For all intents and purposes, he’s declaring that, for climate policy, the era of doing joint committee work by consensus and negotiation is over.

This appears to be an early instance of a broader effort by the House to curb consensual decision-making within joint committees. Whether limited to climate questions or extended beyond them, this becomes a difficult moment for an important institution of Massachusetts government.

The new arrangements, if they stand, will make staying within the joint committee structure increasingly uncomfortable for members of the outnumbered Senate.

I’m concerned that the House’s pushback against power-sharing masks a pushback against substance.

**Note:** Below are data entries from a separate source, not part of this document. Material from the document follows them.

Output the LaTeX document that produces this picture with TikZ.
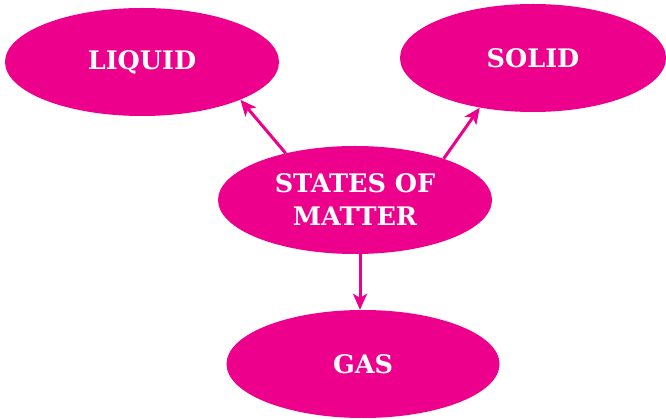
\documentclass[tikz,border=0pt]{standalone}
\usepackage{fontspec}
\setmainfont{DejaVu Serif}
\usetikzlibrary{arrows.meta,shapes.geometric}
\definecolor{mag}{HTML}{EC008C}
\begin{document}
\begin{tikzpicture}[x=1pt,y=-1pt,
  blob/.style={ellipse,fill=mag,draw=none,inner sep=0pt,minimum width=#1,minimum height=108,text=white,font=\fontsize{25.5}{33}\selectfont\bfseries,align=center},
  conn/.style={draw=mag,line width=3pt,-{Stealth[length=16pt,width=14pt,inset=4pt]}}]
\useasboundingbox (0,0) rectangle (666,419);
\node[blob=274] (liquid) at (142,62) {LIQUID};
\node[blob=266] (solid) at (533,58) {SOLID};
\node[blob=274] (states) at (355,200) {STATES OF\\MATTER};
\node[blob=273] (gas) at (363,364) {GAS};
\draw[conn] (states.146) -- (liquid.-21);
\draw[conn] (states.25) -- (solid.-137);
\draw[conn] ([xshift=5]states.south) -- ([xshift=-3]gas.north);
\end{tikzpicture}
\end{document}
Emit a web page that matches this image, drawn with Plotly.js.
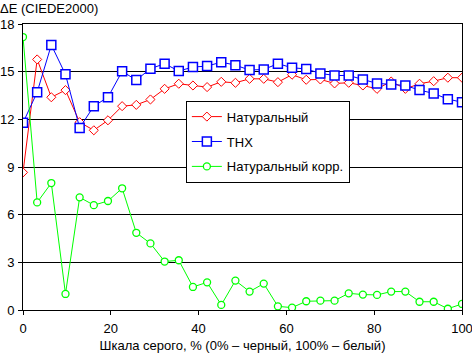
<!DOCTYPE html>
<html>
<head>
<meta charset="utf-8">
<script src="https://cdn.plot.ly/plotly-3.0.1.min.js"></script>
<style>html,body{margin:0;padding:0;background:#fff;}#chart{width:472px;height:353px;}</style>
</head>
<body>
<div id="chart"></div>
<script>
// 32 gray levels, 0..100 %
const grayLevels = Array.from({length: 32}, (_, i) => i * 100 / 31);

const naturalValues = [8.66, 15.77, 13.39, 13.84, 11.82, 11.31, 11.94, 12.83, 12.91, 13.25,
  13.92, 14.24, 14.13, 14.03, 14.36, 14.30, 14.55, 14.55, 14.34, 14.81,
  14.49, 14.51, 14.26, 14.30, 14.13, 13.92, 14.38, 13.92, 14.24, 14.40, 14.62, 14.62];

const thxValues = [11.78, 13.71, 16.68, 14.83, 11.46, 12.83, 13.39, 15.02, 14.47, 15.19,
  15.50, 15.04, 15.29, 15.35, 15.60, 15.41, 15.10, 15.14, 15.50, 15.25,
  15.17, 14.89, 14.76, 14.76, 14.51, 14.26, 14.20, 14.13, 13.84, 13.63, 13.27, 13.08];

const naturalCorrValues = [17.18, 6.77, 7.99, 1.01, 7.09, 6.60, 6.86, 7.66, 4.86, 4.19,
  3.05, 3.13, 1.45, 1.74, 0.32, 1.85, 1.16, 1.66, 0.23, 0.15,
  0.55, 0.59, 0.59, 1.05, 0.97, 0.95, 1.16, 1.16, 0.52, 0.52, 0.08, 0.38];

const seriesNames = ['Натуральный', 'THX', 'Натуральный корр.'];
const yTickValues = [0, 3, 6, 9, 12, 15, 18];
const xTickValues = [0, 20, 40, 60, 80, 100];

const FONT = 'Arial, "Liberation Sans", sans-serif';

const traces = [
  {
    x: grayLevels, y: naturalValues, name: seriesNames[0], legendgroup: 'a',
    type: 'scatter', mode: 'lines+markers',
    line: {color: '#FF0000', width: 1},
    marker: {symbol: 'diamond', size: 7, color: '#FFFFFF', line: {color: '#FF0000', width: 1}}
  },
  {
    x: grayLevels, y: thxValues, name: seriesNames[1], legendgroup: 'b',
    type: 'scatter', mode: 'lines+markers',
    line: {color: '#0000FF', width: 1},
    marker: {symbol: 'square', size: 9, color: '#FFFFFF', line: {color: '#0000FF', width: 1.5}}
  },
  {
    x: grayLevels, y: naturalCorrValues, name: seriesNames[2], legendgroup: 'c',
    type: 'scatter', mode: 'lines+markers',
    line: {color: '#00FF00', width: 1},
    marker: {symbol: 'circle', size: 7, color: '#FFFFFF', line: {color: '#00FF00', width: 1.3}}
  }
];

const layout = {
  width: 472, height: 353,
  margin: {l: 23, r: 10, t: 24, b: 43},
  paper_bgcolor: '#FFFFFF', plot_bgcolor: '#FFFFFF',
  font: {family: FONT, size: 13, color: '#000000'},
  showlegend: true,
  title: {
    text: 'ΔE (CIEDE2000)', x: 0, xref: 'container', xanchor: 'left',
    y: 1 - 8 / 353, yref: 'container', yanchor: 'middle',
    font: {family: FONT, size: 13, color: '#000000'}, pad: {l: 0, t: 0, r: 0, b: 0}
  },
  xaxis: {
    range: [0, 100], tickvals: xTickValues, ticktext: xTickValues.map(String),
    showgrid: false, zeroline: false,
    showline: true, linecolor: '#000000', linewidth: 1, mirror: true,
    ticks: 'outside', ticklen: 4, tickcolor: '#000000', tickwidth: 1,
    ticklabelstandoff: 2, ticklabeloverflow: 'allow',
    title: {text: 'Шкала серого, % (0% – черный, 100% – белый)', standoff: 6,
      font: {family: FONT, size: 13, color: '#000000'}},
    fixedrange: true
  },
  yaxis: {
    range: [0, 18], tickvals: yTickValues, ticktext: yTickValues.map(String),
    showgrid: true, gridcolor: '#000000', gridwidth: 1, zeroline: false,
    showline: true, linecolor: '#000000', linewidth: 1, mirror: true,
    ticks: 'outside', ticklen: 4, tickcolor: '#000000', tickwidth: 1,
    ticklabelstandoff: 1, ticklabeloverflow: 'allow',
    fixedrange: true
  },
  legend: {
    x: 0.371, y: 0.732, xanchor: 'left', yanchor: 'top',
    bgcolor: '#FFFFFF', bordercolor: '#000000', borderwidth: 1,
    traceorder: 'grouped', tracegroupgap: 5,
    font: {family: FONT, size: 13, color: '#000000'}
  }
};

Plotly.newPlot('chart', traces, layout, {staticPlot: true, displayModeBar: false});
</script>
</body>
</html>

If the very idea of parity between the branches in joint committee work were to be tossed overboard and the Senate were to lose its equal voice, I fear that many bills would end up being less bold.

Specifically, I worry that the progressive climate initiatives of Senators would receive less attention and that this, in turn, would harm the priorities of grassroots advocates, the catalysts for many of Massachusetts’ most innovative policies.

To reduce the likelihood of this happening, on Friday, May 19 — the day immediately following the first hearing scheduled unilaterally by the House chair — Senate members of TUE will hold their own hearing on the same subject matter. House members of TUE are welcome to take part in this Friday proceeding.

It could be that such a parallel process will become formalized and continue for the duration of the two-year session. If so, there will be considerable costs in terms of time, money, and inconvenience. Still, if we have to, we will make the transition and preserve parity in policymaking — the best way, I think, to protect the public interest.